In other words, if, as the German Protestant theologian Rudolf Otto (1869-1937) once argued in his influential book, The Idea of the Holy (1917), that which sets religions apart is the participant's feeling of awe and fascination when in the presence of what Otto termed the mysterium tremendum (the compelling yet repelling mystery of it all), then without this sense of awe and fascination there is no religion. This feeling of utter awe (a complex combination of fear, trembling, fascination, and attraction) was, for Otto, the essence of religion--something that could only be apprehended fully by the participant (who had the emic perspective). For the late eighteenth-century German theologian Friedrich Schleiermacher the essence was "a feeling of absolute dependence"; for the early twentieth-century Dutch phenomenologist of religion, Gerardus van der Leeuw, it was "power"; for the early twentieth-century theologian Paul Tillich it was "an ultimate concern"; for the late nineteenth-century psychologist of religion, William James, it was an experience peculiar to so-called "religious geniuses" that, once expressed, taught, reproduced, and, finally, institutionalized, was prone to deteriorate; and for the historian of religions, Mircea Eliade, it was the experience of the Sacred--which he defined as "not the profane."
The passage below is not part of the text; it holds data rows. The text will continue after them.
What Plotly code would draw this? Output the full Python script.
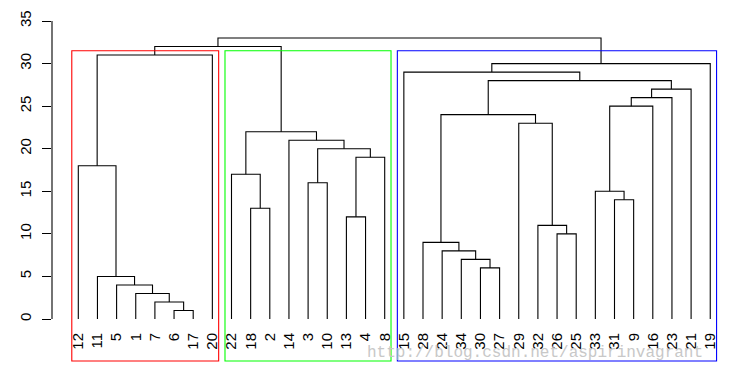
import plotly.graph_objects as go

# ---------------- data (hclust-style merge table) ----------------
# negative = observation label, positive = index (1-based) of earlier merge
merge_left = [-6, -7, -1, -5, -11, -30, -34, -24, -28, -26, -32, -13, -18, -31, -33, -3,
              -22, -12, 12, 16, -14, 17, -29, 9, 15, 25, 26, 24, -15, 29, 18, 31, 32]
merge_right = [-17, 1, 2, 3, 4, -27, 6, 7, 8, -25, 10, -4, -2, -9, 14, -10,
               13, 5, -8, 19, 20, 21, 11, 23, -16, -23, -21, 27, 28, -19, -20, 22, 30]
merge_height = [1, 2, 3, 4, 5, 6, 7, 8, 9, 10, 11, 12, 13, 14, 15, 16,
                 17, 18, 19, 20, 21, 22, 23, 24, 25, 26, 27, 28, 29, 30, 31, 32, 33]
n_clusters = 3
cluster_colors = ["#FF0000", "#00FF00", "#0000FF"]
y_ticks = [0, 5, 10, 15, 20, 25, 30, 35]
watermark = "http://blog.csdn.net/aspirinvagrant"

# ---------------- layout geometry ----------------
W, H = 748, 383
LEFT = 52
X0_PX, X_STEP = 78.3, 19.15
Y0_PX, Y_STEP = 319.0, 8.514
xr = [1 + (LEFT - X0_PX) / X_STEP, 1 + (W - X0_PX) / X_STEP]
yr = [(Y0_PX - H) / Y_STEP, Y0_PX / Y_STEP]

# ---------------- dendrogram layout ----------------
n_merge = len(merge_height)


def leaves(node):
    if node < 0:
        return [-node]
    return leaves(merge_left[node - 1]) + leaves(merge_right[node - 1])


order = leaves(n_merge)
pos = {lab: i + 1 for i, lab in enumerate(order)}
node_x = {}


def xof(node):
    if node < 0:
        return pos[-node]
    return node_x[node]


def hof(node):
    return 0 if node < 0 else merge_height[node - 1]


for k in range(1, n_merge + 1):
    node_x[k] = (xof(merge_left[k - 1]) + xof(merge_right[k - 1])) / 2

lx, ly = [], []
for k in range(1, n_merge + 1):
    a, b = merge_left[k - 1], merge_right[k - 1]
    h = merge_height[k - 1]
    lx += [xof(a), xof(a), xof(b), xof(b), None]
    ly += [hof(a), h, h, hof(b), None]

fig = go.Figure()
fig.add_trace(go.Scatter(x=lx, y=ly, mode="lines", line=dict(color="black", width=1.1),
                         hoverinfo="skip", showlegend=False))

# ---------------- rect.hclust (k clusters) ----------------
nodes = [n_merge]
while len(nodes) < n_clusters:
    top = max((n for n in nodes if n > 0), key=hof)
    i = nodes.index(top)
    nodes[i:i + 1] = [merge_left[top - 1], merge_right[top - 1]]
sizes = [len(leaves(n)) for n in nodes]
rect_top = (merge_height[-1 - (n_clusters - 1)] + merge_height[-1 - (n_clusters - 2)]) / 2
rect_bottom = yr[0] + (H - 361) / Y_STEP
start = 0
for s, c in zip(sizes, cluster_colors):
    fig.add_shape(type="rect", xref="x", yref="y", x0=start + 0.66, x1=start + s + 0.33,
                  y0=rect_bottom, y1=rect_top, line=dict(color=c, width=1.1))
    start += s

# y axis line (R style, only spanning ticks)
fig.add_shape(type="line", xref="paper", yref="y", x0=0, x1=0, y0=y_ticks[0], y1=y_ticks[-1],
              line=dict(color="black", width=1.1))

# watermark
fig.add_annotation(x=(365 - LEFT) / (W - LEFT), y=(H - 353) / H, xref="paper", yref="paper",
                   xanchor="left", yanchor="middle", showarrow=False, text=watermark,
                   font=dict(family="Liberation Mono", size=16, color="rgb(200,200,200)"))

font = dict(family="Liberation Sans, Arial", size=15, color="black")
fig.update_layout(
    width=W, height=H, margin=dict(l=LEFT, r=0, t=0, b=0, pad=0, autoexpand=False),
    plot_bgcolor="white", paper_bgcolor="white", showlegend=False,
    font=font,
    xaxis=dict(range=xr, showgrid=False, zeroline=False, showline=False, ticks="",
               tickvals=[pos[l] for l in order], ticktext=[str(l) for l in order],
               tickangle=-90, tickfont=font, anchor="free", automargin=False,
               position=(0 - yr[0]) / (yr[1] - yr[0]), ticklabelstandoff=10),
    yaxis=dict(range=yr, showgrid=False, zeroline=False, showline=False, automargin=False,
               tickvals=y_ticks, ticktext=[str(v) for v in y_ticks], ticks="outside",
               ticklen=9, tickwidth=1.1, tickcolor="black", tickangle=-90, tickfont=font,
               ticklabelstandoff=5),
)
fig.write_html("out.html", config={"displayModeBar": False},
               post_script="document.body.style.margin='0';document.body.style.padding='0';")
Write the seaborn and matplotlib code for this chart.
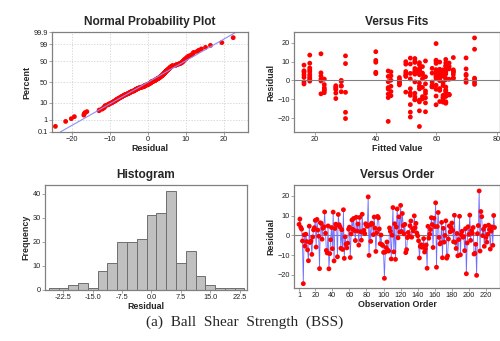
import matplotlib
matplotlib.use("Agg")
import numpy as np
import matplotlib.pyplot as plt
import seaborn as sns
from statistics import NormalDist

# residuals in observation order
residuals = [
    5.6, 8.3, 4.1, 3.2, -2.8, -24.4, 0.3, -5.4, 0.6, -3.1,
    -7.3, -12.8, 4.7, -3.6, -2.9, -9.6, -0.8, 2.8, 3.9, 7.6,
    -5.9, 8.1, 2.7, -0.4, -16.8, 6.4, 6.1, -1.9, 3.6, 4.4,
    11.9, 1.1, -7.6, -8.9, 4.8, -16.9, -9.2, -2.2, 4.0, -6.7,
    11.8, -12.9, 3.5, 5.7, 5.2, -10.8, 10.6, 5.4, 4.3, -6.5,
    2.9, -7.1, 13.0, -11.6, -0.7, -4.4, -6.3, -3.9, 3.2, 4.2,
    -11.2, 0.8, 7.8, 3.1, 8.6, 2.4, -2.6, 9.2, 2.2, 5.8,
    -4.9, 9.1, 1.9, -2.4, 10.7, 1.6, 2.6, 0.9, 5.9, 5.1,
    4.6, 19.5, -10.1, 5.3, -3.0, 6.2, 5.7, 0.4, 9.3, 3.7,
    -8.1, 1.4, 9.6, 8.9, 3.3, -4.2, 0.2, -4.6, -5.1, -8.6,
    -21.7, -8.4, -6.2, -3.3, -7.4, -7.9, 3.8, 2.1, -11.9, 0.1,
    14.1, -8.3, 5.9, -12.1, 4.2, 13.4, -1.2, 9.4, 1.7, 15.2,
    2.0, 11.1, 5.0, 0.8, 5.6, -8.7, -7.2, -1.1, 1.5, -0.3,
    4.9, 7.3, -0.9, 3.4, 2.3, 9.9, 3.9, 6.1, 1.2, -0.2,
    -2.7, -11.4, -5.6, -4.7, -6.0, -5.2, -1.6, -8.4, -6.8, -4.8,
    -16.6, 4.6, -1.4, 0.7, 3.0, 9.0, 5.5, -6.1, 8.7, 4.5,
    16.5, -16.1, 4.5, 11.6, -1.0, -4.3, -3.7, 6.6, -11.3, 3.6,
    -3.4, 0.0, 7.4, -11.5, -10.4, -1.8, 4.8, 1.8, 4.1, 6.3,
    2.5, -3.2, 10.2, -3.5, -6.6, 1.0, -10.3, -2.1, 9.7, -9.8,
    0.4, 2.1, -0.9, -0.6, -7.7, 3.4, -19.4, -3.8, 4.4, 0.5,
    10.3, -2.5, 2.4, 1.1, 4.0, -9.4, -9.1, -4.5, -20.2, 0.9,
    5.0, 22.5, -7.9, 12.1, 9.5, -0.1, 3.1, -5.5, 4.7, -1.0,
    -3.4, 0.6, 5.2, 3.0, -6.9, 2.2, 4.3, -5.0, 10.1, 4.0,
]

# fitted value of each observation (same order)
fits = [
    62.2, 54.4, 59.9, 69.8, 26.8, 54.4, 18.2, 23.0, 21.9, 45.0,
    63.1, 51.4, 65.6, 26.8, 28.6, 26.8, 52.9, 61.1, 55.4, 63.1,
    45.0, 16.3, 49.9, 18.2, 51.4, 58.6, 69.8, 16.3, 40.0, 16.3,
    69.8, 18.2, 64.2, 62.2, 54.4, 30.0, 56.4, 23.0, 21.9, 26.8,
    51.4, 59.9, 61.1, 63.1, 52.9, 62.2, 40.0, 54.4, 40.0, 23.0,
    59.9, 21.9, 30.0, 63.1, 44.1, 51.4, 30.0, 23.0, 65.6, 52.9,
    61.1, 55.4, 63.1, 18.2, 49.9, 45.0, 58.6, 64.2, 62.2, 54.4,
    26.8, 18.2, 56.4, 47.8, 59.9, 16.3, 69.8, 61.1, 63.1, 16.3,
    18.2, 59.9, 52.9, 62.2, 28.6, 54.4, 59.9, 47.8, 63.1, 51.4,
    45.0, 65.6, 40.0, 30.0, 52.9, 26.8, 69.8, 44.1, 61.1, 55.4,
    44.1, 63.1, 49.9, 58.6, 64.2, 62.2, 54.4, 44.1, 56.4, 45.0,
    21.9, 59.9, 61.1, 63.1, 52.9, 18.2, 62.2, 54.4, 59.9, 40.0,
    18.2, 63.1, 44.1, 51.4, 65.6, 52.9, 44.1, 47.8, 47.8, 21.9,
    61.1, 55.4, 16.3, 63.1, 21.9, 49.9, 58.6, 64.2, 72.6, 47.8,
    62.2, 54.4, 56.4, 59.9, 28.6, 61.1, 47.8, 63.1, 52.9, 23.0,
    56.4, 62.2, 54.4, 23.0, 16.3, 59.9, 18.2, 63.1, 51.4, 45.0,
    72.6, 54.4, 65.6, 52.9, 69.8, 61.1, 55.4, 18.2, 63.1, 49.9,
    58.6, 28.6, 64.2, 62.2, 54.4, 56.4, 59.9, 61.1, 63.1, 52.9,
    62.2, 54.4, 59.9, 63.1, 51.4, 65.6, 52.9, 72.6, 61.1, 55.4,
    63.1, 49.9, 58.6, 28.6, 64.2, 62.2, 51.4, 44.1, 54.4, 72.6,
    56.4, 59.9, 61.1, 63.1, 52.9, 62.2, 44.1, 54.4, 30.0, 59.9,
    63.1, 72.6, 51.4, 65.6, 52.9, 61.1, 55.4, 63.1, 49.9, 72.6,
    58.6, 64.2, 62.2, 54.4, 56.4, 59.9, 61.1, 63.1, 52.9, 62.2,
]

order = list(range(1, len(residuals) + 1))

pct_ticks = [0.1, 1, 10, 50, 90, 99, 99.9]
pct_labels = ["0.1", "1", "10", "50", "90", "99", "99.9"]
hist_ticks = [-22.5, -15.0, -7.5, 0.0, 7.5, 15.0, 22.5]
order_ticks = [1, 20, 40, 60, 80, 100, 120, 140, 160, 180, 200, 220]

sns.set_style("white")
plt.rcParams["font.family"] = ["Liberation Sans", "DejaVu Sans"]

RED = "#ff0000"
GRAY = "#808080"

fig = plt.figure(figsize=(5, 3.41), dpi=100)


def style(ax, title, xlabel, ylabel):
    ax.set_title(title, fontsize=8.6, fontweight="bold", pad=5)
    ax.set_xlabel(xlabel, fontsize=6.4, fontweight="bold", labelpad=0.5)
    ax.set_ylabel(ylabel, fontsize=6.4, fontweight="bold", labelpad=1.5)
    for s in ax.spines.values():
        s.set_color(GRAY)
        s.set_linewidth(0.9)
    ax.tick_params(axis="both", labelsize=5.3, length=2, width=0.5,
                   color=GRAY, pad=1, labelcolor="#222222",
                   bottom=True, left=True)


# Normal probability plot
ax1 = fig.add_axes([0.104, 0.613, 0.392, 0.293])
r = np.sort(np.array(residuals))
n = len(r)
nd = NormalDist()
z = np.array([nd.inv_cdf((i - 0.3) / (n + 0.4)) for i in range(1, n + 1)])
mu, sd = r.mean(), r.std(ddof=1)
zlim = (nd.inv_cdf(0.001), nd.inv_cdf(0.999))
sns.lineplot(x=[mu + sd * zlim[0], mu + sd * zlim[1]], y=list(zlim), ax=ax1,
             color="#8c8cff", lw=0.8)
sns.scatterplot(x=r, y=z, ax=ax1, color=RED, s=12, edgecolor="none")
ax1.set_ylim(*zlim)
ax1.set_xlim(-25.3, 26.4)
ax1.set_yticks([nd.inv_cdf(p / 100) for p in pct_ticks])
ax1.set_yticklabels(pct_labels)
ax1.set_xticks([-20, -10, 0, 10, 20])
ax1.grid(True, ls=(0, (2, 2)), color="#cccccc", lw=0.5)
style(ax1, "Normal Probability Plot", "Residual", "Percent")

# Versus fits
ax2 = fig.add_axes([0.588, 0.613, 0.412, 0.293])
ax2.axhline(0, color=GRAY, lw=0.8)
sns.scatterplot(x=fits, y=residuals, ax=ax2, color=RED, s=12, edgecolor="none")
ax2.set_xlim(13, 81)
ax2.set_ylim(-27.3, 25.6)
ax2.set_xticks([20, 40, 60, 80])
ax2.set_yticks([-20, -10, 0, 10, 20])
style(ax2, "Versus Fits", "Fitted Value", "Residual")

# Histogram
ax3 = fig.add_axes([0.09, 0.1496, 0.404, 0.308])
sns.histplot(x=residuals, bins=np.arange(-26.25, 23.76, 2.5), ax=ax3,
             color="#c0c0c0", edgecolor="#6e6e6e", linewidth=0.7, alpha=1)
ax3.set_xlim(-27.2, 24.4)
ax3.set_ylim(0, 43.6)
ax3.set_xticks(hist_ticks)
ax3.set_xticklabels([f"{t:.1f}" for t in hist_ticks])
ax3.set_yticks([0, 10, 20, 30, 40])
style(ax3, "Histogram", "Residual", "Frequency")

# Versus order
ax4 = fig.add_axes([0.588, 0.1554, 0.412, 0.302])
ax4.axhline(0, color=GRAY, lw=0.8)
sns.lineplot(x=order, y=residuals, ax=ax4, color="#6f6fff", lw=0.6)
sns.scatterplot(x=order, y=residuals, ax=ax4, color=RED, s=12, edgecolor="none",
                zorder=3)
ax4.set_xlim(-4.9, 236.4)
ax4.set_ylim(-26.6, 25.5)
ax4.set_xticks(order_ticks)
ax4.set_yticks([-20, -10, 0, 10, 20])
style(ax4, "Versus Order", "Observation Order", "Residual")

fig.text(0.49, 0.055, "(a)  Ball  Shear  Strength  (BSS)", ha="center",
         va="center", fontsize=11, family=["Liberation Serif", "DejaVu Serif"])

fig.savefig("out.png", dpi=100)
Although Tylor's classic definition differs significantly from all of these others (insomuch as his anthropological, or etic, perspective aimed first to document and then to explain the cause of such beliefs, whereas the others all presumed that the object of the belief existed independently of believers, thus prompting their responses), all of these scholars went about the task of definition in the same manner: the inductive method was used, whereby one compares a number of empirical examples, looking for their underlying similarity. We see here the common strategy of employing the comparative method to identify non-empirical commonality, such that certain types of all too obvious difference are understood to be nonessential features of contingent history--an approach characteristic of a number of scholars, from Frazer's multi-volume The Golden Bough: A Study in Magic and Religion (1st edition 1890) to Mircea Eliade's (1907-1986) classic work, Patterns in Comparative Religion (1949). Today, this approach is most evident in the work of scholars of religion who attempt to identify the deep similarities among the world's religions--an effort that generally goes by the name of religious pluralism or inter-religious dialogue (e.g., Martin Marty and Diana Eck). Thus, the study of religion, at least as carried out by some contemporary scholars, is an exercise in identifying what is asserted by some to be a deeply human, and thus humane, element--sometimes called the Human Spirit or Human Nature. Based on this presumably shared item, feeling, or value, mutual understanding across cultural and historical differences and divides is believed to be possible; after all, studying "their" sacred symbols, narrative, or practices inevitably strikes a chord with "us" (e.g., the cross-cultural comparative work of Wendy Doniger).

Much as with a light switch that can either be on or off--there's no such thing as a light being only partially on--essentialist definitions lead one to name something as religion if, and only if, it possesses a certain quality. That just what characterizes this essential quality differs (sometimes dramatically, as evidenced above) from one essentialist to another ought not to be overlooked.